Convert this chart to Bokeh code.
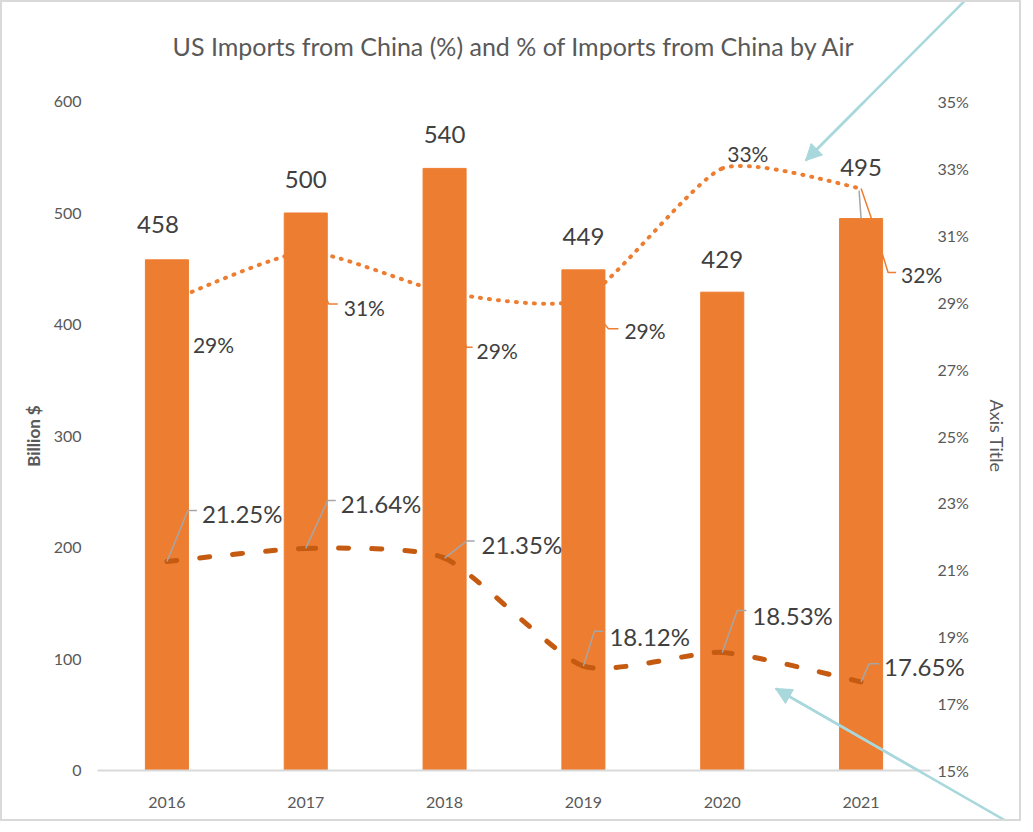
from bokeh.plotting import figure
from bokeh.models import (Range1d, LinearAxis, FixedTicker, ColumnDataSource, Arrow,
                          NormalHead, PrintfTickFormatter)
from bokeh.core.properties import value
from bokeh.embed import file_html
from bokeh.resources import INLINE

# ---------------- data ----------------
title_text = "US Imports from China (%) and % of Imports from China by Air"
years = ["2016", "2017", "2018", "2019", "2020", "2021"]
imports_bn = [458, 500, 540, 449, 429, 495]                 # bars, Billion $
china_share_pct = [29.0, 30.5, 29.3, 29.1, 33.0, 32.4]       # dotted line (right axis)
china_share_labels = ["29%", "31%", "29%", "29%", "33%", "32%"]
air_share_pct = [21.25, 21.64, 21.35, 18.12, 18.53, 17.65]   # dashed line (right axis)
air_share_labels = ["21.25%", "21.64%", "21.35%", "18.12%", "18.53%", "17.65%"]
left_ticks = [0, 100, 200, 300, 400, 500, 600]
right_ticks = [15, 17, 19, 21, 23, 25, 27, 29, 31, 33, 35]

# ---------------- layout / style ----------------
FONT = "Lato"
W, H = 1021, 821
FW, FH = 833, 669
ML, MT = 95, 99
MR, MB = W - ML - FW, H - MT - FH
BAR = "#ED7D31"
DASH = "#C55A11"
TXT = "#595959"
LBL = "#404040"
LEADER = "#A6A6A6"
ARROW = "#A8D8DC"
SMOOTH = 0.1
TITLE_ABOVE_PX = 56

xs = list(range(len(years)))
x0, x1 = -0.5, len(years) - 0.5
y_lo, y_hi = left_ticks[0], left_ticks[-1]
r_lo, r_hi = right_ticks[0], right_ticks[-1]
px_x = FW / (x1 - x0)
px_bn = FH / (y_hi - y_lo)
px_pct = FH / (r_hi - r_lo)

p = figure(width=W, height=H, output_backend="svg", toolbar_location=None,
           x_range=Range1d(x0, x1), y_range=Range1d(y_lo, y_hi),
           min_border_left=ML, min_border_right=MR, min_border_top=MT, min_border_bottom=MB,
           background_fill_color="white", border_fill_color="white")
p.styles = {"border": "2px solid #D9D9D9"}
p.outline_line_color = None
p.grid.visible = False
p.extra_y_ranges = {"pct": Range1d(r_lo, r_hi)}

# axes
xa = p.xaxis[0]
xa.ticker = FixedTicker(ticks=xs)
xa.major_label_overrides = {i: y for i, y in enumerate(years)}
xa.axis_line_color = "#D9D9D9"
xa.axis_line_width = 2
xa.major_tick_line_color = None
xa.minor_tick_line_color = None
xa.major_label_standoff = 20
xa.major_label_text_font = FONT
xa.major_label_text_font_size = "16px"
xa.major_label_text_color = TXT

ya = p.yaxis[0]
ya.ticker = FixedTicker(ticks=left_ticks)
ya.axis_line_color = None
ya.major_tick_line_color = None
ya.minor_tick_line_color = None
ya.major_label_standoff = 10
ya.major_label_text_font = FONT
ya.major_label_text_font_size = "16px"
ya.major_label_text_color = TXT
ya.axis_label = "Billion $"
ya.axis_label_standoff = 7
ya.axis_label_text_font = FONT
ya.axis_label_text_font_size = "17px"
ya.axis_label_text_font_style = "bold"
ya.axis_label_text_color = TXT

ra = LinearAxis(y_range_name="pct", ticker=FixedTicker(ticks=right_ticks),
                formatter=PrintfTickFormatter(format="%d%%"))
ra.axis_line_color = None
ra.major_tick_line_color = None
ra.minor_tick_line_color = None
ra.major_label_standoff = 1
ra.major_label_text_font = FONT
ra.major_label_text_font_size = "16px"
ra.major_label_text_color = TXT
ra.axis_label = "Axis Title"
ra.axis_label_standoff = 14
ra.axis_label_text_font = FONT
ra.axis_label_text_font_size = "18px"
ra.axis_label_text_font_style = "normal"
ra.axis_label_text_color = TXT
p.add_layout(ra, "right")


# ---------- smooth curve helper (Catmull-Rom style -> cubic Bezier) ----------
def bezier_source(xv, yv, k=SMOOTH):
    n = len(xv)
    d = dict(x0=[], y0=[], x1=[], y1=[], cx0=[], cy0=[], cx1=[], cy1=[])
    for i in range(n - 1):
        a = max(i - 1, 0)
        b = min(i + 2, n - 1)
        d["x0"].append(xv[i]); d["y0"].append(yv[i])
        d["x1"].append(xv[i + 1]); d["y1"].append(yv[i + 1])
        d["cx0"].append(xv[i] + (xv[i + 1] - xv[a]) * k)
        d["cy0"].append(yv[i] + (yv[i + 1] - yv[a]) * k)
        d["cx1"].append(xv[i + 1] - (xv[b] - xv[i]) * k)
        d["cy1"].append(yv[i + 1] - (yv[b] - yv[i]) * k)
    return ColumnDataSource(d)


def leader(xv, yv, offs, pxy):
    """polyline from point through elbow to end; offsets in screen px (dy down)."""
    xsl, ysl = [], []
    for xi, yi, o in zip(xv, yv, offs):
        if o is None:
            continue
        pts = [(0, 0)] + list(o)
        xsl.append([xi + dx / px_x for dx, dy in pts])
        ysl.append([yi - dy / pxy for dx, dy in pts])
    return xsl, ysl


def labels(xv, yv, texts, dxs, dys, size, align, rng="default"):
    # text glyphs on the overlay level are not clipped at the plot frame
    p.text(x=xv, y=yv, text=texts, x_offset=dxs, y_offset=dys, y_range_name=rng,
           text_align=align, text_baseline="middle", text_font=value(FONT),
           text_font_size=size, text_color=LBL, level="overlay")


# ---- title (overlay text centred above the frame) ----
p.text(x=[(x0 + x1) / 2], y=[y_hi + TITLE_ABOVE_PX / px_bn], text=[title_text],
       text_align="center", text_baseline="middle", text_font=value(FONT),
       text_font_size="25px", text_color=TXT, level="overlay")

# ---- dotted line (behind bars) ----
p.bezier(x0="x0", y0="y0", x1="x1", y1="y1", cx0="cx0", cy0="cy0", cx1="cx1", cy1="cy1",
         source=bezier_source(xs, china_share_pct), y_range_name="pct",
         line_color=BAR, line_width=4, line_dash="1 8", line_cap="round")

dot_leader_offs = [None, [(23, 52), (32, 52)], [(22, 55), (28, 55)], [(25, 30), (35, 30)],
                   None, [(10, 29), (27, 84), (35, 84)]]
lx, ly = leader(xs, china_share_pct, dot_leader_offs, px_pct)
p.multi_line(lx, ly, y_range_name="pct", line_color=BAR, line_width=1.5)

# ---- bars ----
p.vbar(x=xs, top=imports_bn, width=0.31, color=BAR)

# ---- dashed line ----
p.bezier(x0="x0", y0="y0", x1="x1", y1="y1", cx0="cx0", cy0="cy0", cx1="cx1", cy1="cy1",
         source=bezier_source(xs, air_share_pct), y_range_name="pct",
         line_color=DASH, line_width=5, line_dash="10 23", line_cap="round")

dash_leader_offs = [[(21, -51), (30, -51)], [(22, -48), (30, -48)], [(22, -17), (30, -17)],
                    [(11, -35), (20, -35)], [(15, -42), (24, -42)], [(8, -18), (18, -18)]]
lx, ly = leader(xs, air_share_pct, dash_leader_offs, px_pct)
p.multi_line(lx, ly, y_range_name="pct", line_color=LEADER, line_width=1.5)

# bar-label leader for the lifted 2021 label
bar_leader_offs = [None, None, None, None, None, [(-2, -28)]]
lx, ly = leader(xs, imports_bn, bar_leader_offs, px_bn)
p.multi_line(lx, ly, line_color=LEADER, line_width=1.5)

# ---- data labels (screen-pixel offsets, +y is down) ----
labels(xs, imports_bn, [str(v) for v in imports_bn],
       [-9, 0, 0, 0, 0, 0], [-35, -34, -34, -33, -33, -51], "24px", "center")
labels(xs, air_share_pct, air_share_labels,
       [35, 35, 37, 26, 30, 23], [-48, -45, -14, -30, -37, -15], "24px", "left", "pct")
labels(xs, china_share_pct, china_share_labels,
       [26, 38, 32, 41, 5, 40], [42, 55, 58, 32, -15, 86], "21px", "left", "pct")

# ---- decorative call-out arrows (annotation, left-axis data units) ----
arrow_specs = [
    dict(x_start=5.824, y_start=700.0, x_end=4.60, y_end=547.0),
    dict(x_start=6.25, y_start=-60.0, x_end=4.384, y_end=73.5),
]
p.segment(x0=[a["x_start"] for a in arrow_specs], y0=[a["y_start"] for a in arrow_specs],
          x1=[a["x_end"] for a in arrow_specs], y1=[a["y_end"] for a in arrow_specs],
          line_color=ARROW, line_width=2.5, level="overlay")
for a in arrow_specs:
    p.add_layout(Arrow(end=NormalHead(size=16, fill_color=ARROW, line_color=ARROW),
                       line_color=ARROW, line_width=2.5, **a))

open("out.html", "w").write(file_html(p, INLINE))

...

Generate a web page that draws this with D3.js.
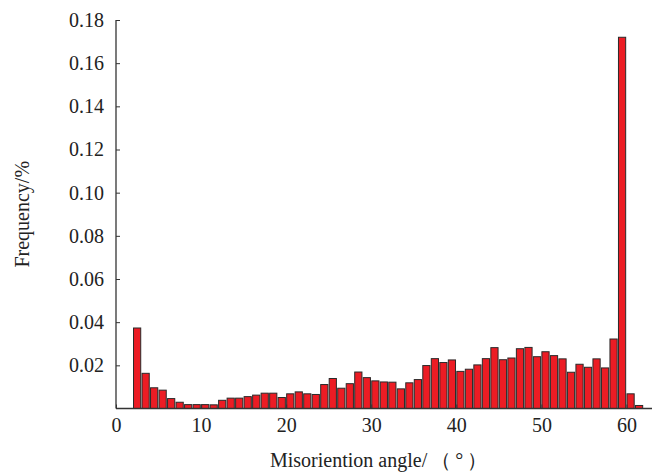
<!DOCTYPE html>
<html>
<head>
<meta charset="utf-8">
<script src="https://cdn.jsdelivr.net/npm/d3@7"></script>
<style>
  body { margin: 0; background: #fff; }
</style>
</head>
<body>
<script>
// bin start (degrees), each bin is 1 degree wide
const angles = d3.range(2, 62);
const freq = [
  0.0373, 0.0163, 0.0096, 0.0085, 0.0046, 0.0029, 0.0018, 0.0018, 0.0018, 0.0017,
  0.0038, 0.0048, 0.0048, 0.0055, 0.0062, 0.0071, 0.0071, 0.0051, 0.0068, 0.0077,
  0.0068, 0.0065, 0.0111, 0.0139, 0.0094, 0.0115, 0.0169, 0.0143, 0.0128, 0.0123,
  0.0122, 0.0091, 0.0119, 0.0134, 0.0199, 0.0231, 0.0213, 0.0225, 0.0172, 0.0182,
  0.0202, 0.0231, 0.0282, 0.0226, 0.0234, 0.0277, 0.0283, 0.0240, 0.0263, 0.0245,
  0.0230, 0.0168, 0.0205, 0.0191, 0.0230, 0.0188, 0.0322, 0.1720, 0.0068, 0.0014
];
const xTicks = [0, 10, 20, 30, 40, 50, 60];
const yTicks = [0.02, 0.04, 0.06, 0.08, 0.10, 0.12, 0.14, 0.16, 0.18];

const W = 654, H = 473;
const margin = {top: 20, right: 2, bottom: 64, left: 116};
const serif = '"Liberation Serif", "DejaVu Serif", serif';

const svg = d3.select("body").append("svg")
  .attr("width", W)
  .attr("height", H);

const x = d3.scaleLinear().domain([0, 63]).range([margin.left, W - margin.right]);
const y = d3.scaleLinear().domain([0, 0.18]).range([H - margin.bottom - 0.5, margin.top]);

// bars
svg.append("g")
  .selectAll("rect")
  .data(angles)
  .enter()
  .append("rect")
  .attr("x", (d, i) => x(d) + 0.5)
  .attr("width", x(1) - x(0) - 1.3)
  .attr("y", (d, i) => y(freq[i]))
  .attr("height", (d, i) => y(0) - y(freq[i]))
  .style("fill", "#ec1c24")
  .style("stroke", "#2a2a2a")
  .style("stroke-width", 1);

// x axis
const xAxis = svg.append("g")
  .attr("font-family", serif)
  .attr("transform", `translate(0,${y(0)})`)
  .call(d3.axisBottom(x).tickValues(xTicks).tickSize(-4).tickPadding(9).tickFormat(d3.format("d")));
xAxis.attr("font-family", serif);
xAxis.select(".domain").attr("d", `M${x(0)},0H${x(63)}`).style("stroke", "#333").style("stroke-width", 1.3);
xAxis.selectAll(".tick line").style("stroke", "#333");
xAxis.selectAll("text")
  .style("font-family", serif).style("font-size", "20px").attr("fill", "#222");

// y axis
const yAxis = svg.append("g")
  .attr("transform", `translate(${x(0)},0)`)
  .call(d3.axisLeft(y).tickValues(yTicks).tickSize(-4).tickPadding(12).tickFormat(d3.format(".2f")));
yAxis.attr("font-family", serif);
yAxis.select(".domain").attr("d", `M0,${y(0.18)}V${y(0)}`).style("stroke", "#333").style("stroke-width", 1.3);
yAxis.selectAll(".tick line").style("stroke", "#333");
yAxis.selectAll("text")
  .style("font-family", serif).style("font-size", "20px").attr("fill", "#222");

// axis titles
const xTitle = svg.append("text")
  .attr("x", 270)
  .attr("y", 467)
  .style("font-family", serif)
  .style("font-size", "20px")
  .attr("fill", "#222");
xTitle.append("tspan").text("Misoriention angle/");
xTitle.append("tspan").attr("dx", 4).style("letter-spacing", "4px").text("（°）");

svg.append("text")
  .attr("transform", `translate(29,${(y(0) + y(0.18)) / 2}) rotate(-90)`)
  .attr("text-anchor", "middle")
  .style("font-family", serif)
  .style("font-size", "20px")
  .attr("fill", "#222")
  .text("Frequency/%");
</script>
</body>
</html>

...

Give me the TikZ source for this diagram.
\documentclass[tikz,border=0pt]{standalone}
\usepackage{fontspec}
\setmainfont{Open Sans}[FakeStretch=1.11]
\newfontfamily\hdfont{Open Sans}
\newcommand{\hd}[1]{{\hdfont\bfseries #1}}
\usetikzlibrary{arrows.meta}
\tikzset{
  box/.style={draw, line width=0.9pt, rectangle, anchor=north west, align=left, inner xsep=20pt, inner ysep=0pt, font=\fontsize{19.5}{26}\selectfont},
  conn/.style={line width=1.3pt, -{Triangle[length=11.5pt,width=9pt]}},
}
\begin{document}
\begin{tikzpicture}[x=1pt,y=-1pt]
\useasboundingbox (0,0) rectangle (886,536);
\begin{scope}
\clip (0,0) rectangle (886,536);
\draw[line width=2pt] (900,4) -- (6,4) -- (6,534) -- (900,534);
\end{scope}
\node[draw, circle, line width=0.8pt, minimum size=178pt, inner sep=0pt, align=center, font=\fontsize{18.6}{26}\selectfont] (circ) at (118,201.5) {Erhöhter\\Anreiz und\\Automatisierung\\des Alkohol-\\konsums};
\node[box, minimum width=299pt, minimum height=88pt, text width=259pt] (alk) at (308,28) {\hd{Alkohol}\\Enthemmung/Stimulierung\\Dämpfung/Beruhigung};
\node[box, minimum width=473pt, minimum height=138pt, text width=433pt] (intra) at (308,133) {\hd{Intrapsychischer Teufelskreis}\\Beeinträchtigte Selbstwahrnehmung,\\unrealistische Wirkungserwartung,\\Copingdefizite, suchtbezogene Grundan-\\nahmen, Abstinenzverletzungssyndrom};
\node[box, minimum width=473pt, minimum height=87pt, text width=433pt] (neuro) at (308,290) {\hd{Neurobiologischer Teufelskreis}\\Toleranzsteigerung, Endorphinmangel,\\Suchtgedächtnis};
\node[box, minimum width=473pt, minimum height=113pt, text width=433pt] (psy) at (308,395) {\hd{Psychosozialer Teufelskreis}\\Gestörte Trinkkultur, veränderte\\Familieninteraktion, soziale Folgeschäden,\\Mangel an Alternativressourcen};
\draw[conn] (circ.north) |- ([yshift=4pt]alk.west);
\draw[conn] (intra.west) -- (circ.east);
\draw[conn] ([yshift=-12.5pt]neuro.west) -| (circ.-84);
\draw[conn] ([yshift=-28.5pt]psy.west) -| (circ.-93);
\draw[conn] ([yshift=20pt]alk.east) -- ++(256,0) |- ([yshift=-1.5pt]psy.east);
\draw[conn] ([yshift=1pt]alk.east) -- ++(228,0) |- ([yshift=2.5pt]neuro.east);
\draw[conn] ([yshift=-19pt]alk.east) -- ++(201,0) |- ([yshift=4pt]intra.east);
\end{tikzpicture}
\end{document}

### TASK STATEMENT
In the listing above, find the line with "Convert this chart to Bokeh code." and the line with "from bokeh.resources import INLINE". Copy both of them and every line between, exactly, but not the pictures.

### TASK RESPONSE
Convert this chart to Bokeh code.
from bokeh.plotting import figure
from bokeh.models import (Range1d, LinearAxis, FixedTicker, ColumnDataSource, Arrow,
                          NormalHead, PrintfTickFormatter)
from bokeh.core.properties import value
from bokeh.embed import file_html
from bokeh.resources import INLINE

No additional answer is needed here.